§ **TASK DETAILS**:
Retype only what runs from the first line of the listing to the line holding "vm_vf = [0.9, 1.2, 1.6, 2.4, 3.2, 4.8, 7.0, 9.6, 14.6]", both included. Do not retype the pictures.

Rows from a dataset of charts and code
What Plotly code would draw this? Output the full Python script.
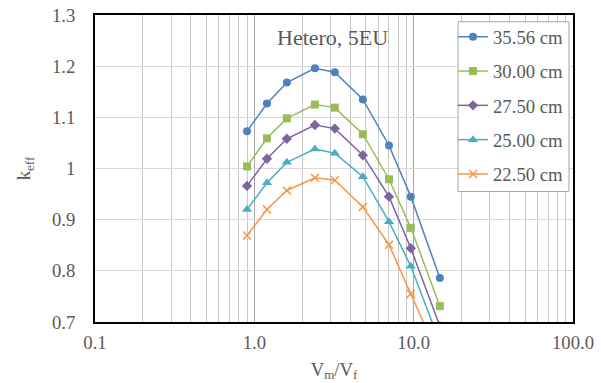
import plotly.graph_objects as go

# Moderator-to-fuel volume ratio
vm_vf = [0.9, 1.2, 1.6, 2.4, 3.2, 4.8, 7.0, 9.6, 14.6]

# k_eff for each core height
labels = ["35.56 cm", "30.00 cm", "27.50 cm", "25.00 cm", "22.50 cm"]
k_3556 = [1.073, 1.127, 1.168, 1.196, 1.188, 1.135, 1.045, 0.945, 0.786]
k_3000 = [1.004, 1.059, 1.098, 1.125, 1.119, 1.067, 0.979, 0.884, 0.731]
k_2750 = [0.966, 1.019, 1.058, 1.085, 1.078, 1.026, 0.945, 0.844, 0.692]
k_2500 = [0.920, 0.972, 1.012, 1.038, 1.030, 0.984, 0.896, 0.809, 0.660]
k_2250 = [0.869, 0.920, 0.957, 0.982, 0.977, 0.925, 0.851, 0.755, 0.627]

x_ticks = [0.1, 1, 10, 100]
x_tick_text = ["0.1", "1.0", "10.0", "100.0"]
x_minor = [m * d for d in (0.1, 1, 10) for m in range(2, 10)]

series = [k_3556, k_3000, k_2750, k_2500, k_2250]
colors = ["#4F81BD", "#9BBB59", "#8064A2", "#4BACC6", "#F79646"]
symbols = ["circle", "square", "diamond", "triangle-up", "x-thin"]
sizes = [8, 8, 8, 9, 8]

FONT = "Times New Roman"
TXT = "#595959"
tick_font = dict(family=FONT, size=18.7, color=TXT)

fig = go.Figure()
for i, (name, ys) in enumerate(zip(labels, series)):
    mk = dict(symbol=symbols[i], size=sizes[i], color=colors[i])
    if symbols[i] == "x-thin":
        mk["line"] = dict(color=colors[i], width=1.5)
    fig.add_trace(go.Scatter(
        x=vm_vf, y=ys, name=name, mode="lines+markers",
        line=dict(color=colors[i], width=1.5),
        marker=mk, legendgroup=name,
    ))

fig.update_layout(
    width=601, height=383,
    margin=dict(l=95, r=28, t=15, b=61, autoexpand=False),
    paper_bgcolor="white", plot_bgcolor="white",
    font=dict(family=FONT, size=18.7, color=TXT),
    showlegend=True,
    legend=dict(
        x=0.749, y=0.99, xanchor="left", yanchor="top",
        borderwidth=0, bgcolor="rgba(0,0,0,0)",
        font=dict(family=FONT, size=18.7, color=TXT),
        tracegroupgap=7, itemwidth=30,
    ),
    # legend frame
    shapes=[dict(
        type="rect", xref="paper", yref="paper",
        x0=0.7596, x1=0.9916, y0=0.425, y1=0.978,
        line=dict(color="#A6A6A6", width=1), fillcolor="white", layer="above",
    )],
    annotations=[dict(
        text="Hetero, 5EU", x=0.496, y=0.926, xref="paper", yref="paper",
        xanchor="center", yanchor="middle",
        showarrow=False, font=dict(family=FONT, size=22, color=TXT),
    )],
)

fig.update_xaxes(
    type="log", range=[-1, 2], automargin=False,
    tickmode="array", tickvals=x_ticks, ticktext=x_tick_text,
    tickfont=tick_font,
    showgrid=True, gridcolor="#A6A6A6", gridwidth=1,
    minor=dict(tickmode="array", tickvals=x_minor, showgrid=True,
               gridcolor="#C8C8C8", gridwidth=1),
    showline=True, linecolor="black", linewidth=2, mirror=True,
    ticks="outside", ticklen=3, tickcolor="rgba(0,0,0,0)",
    title=dict(text="V<sub>m</sub>/V<sub>f</sub>", standoff=10,
               font=dict(family=FONT, size=18.7, color=TXT)),
    zeroline=False,
)
fig.update_yaxes(
    range=[0.7, 1.3], dtick=0.1, tick0=0.7, automargin=False,
    tickfont=tick_font,
    showgrid=True, gridcolor="#D9D9D9", gridwidth=1,
    showline=True, linecolor="black", linewidth=2, mirror=True,
    ticks="outside", ticklen=14, tickcolor="rgba(0,0,0,0)",
    title=dict(text="k<sub>eff</sub>", standoff=16,
               font=dict(family=FONT, size=18.7, color=TXT)),
    zeroline=False,
)

fig.write_html("out.html")
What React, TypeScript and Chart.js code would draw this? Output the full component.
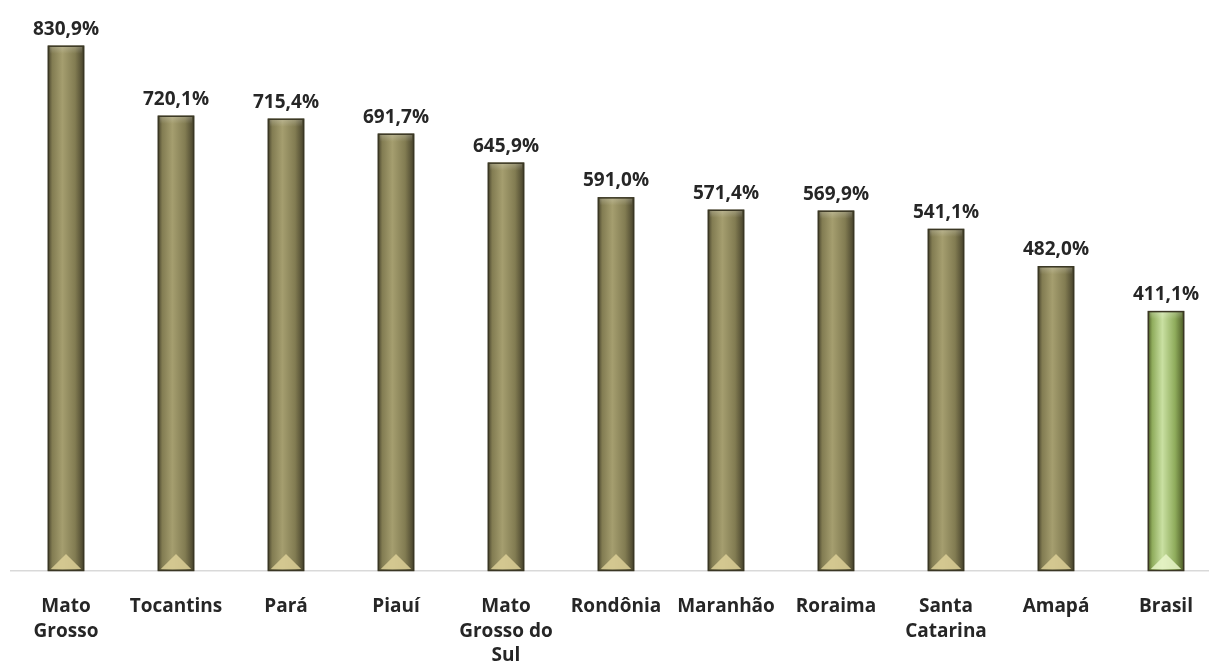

§ **EXERCISE RESPONSE**:
What Plotly code would draw this? Output the full Python script.
import plotly.graph_objects as go

# Moderator-to-fuel volume ratio
vm_vf = [0.9, 1.2, 1.6, 2.4, 3.2, 4.8, 7.0, 9.6, 14.6]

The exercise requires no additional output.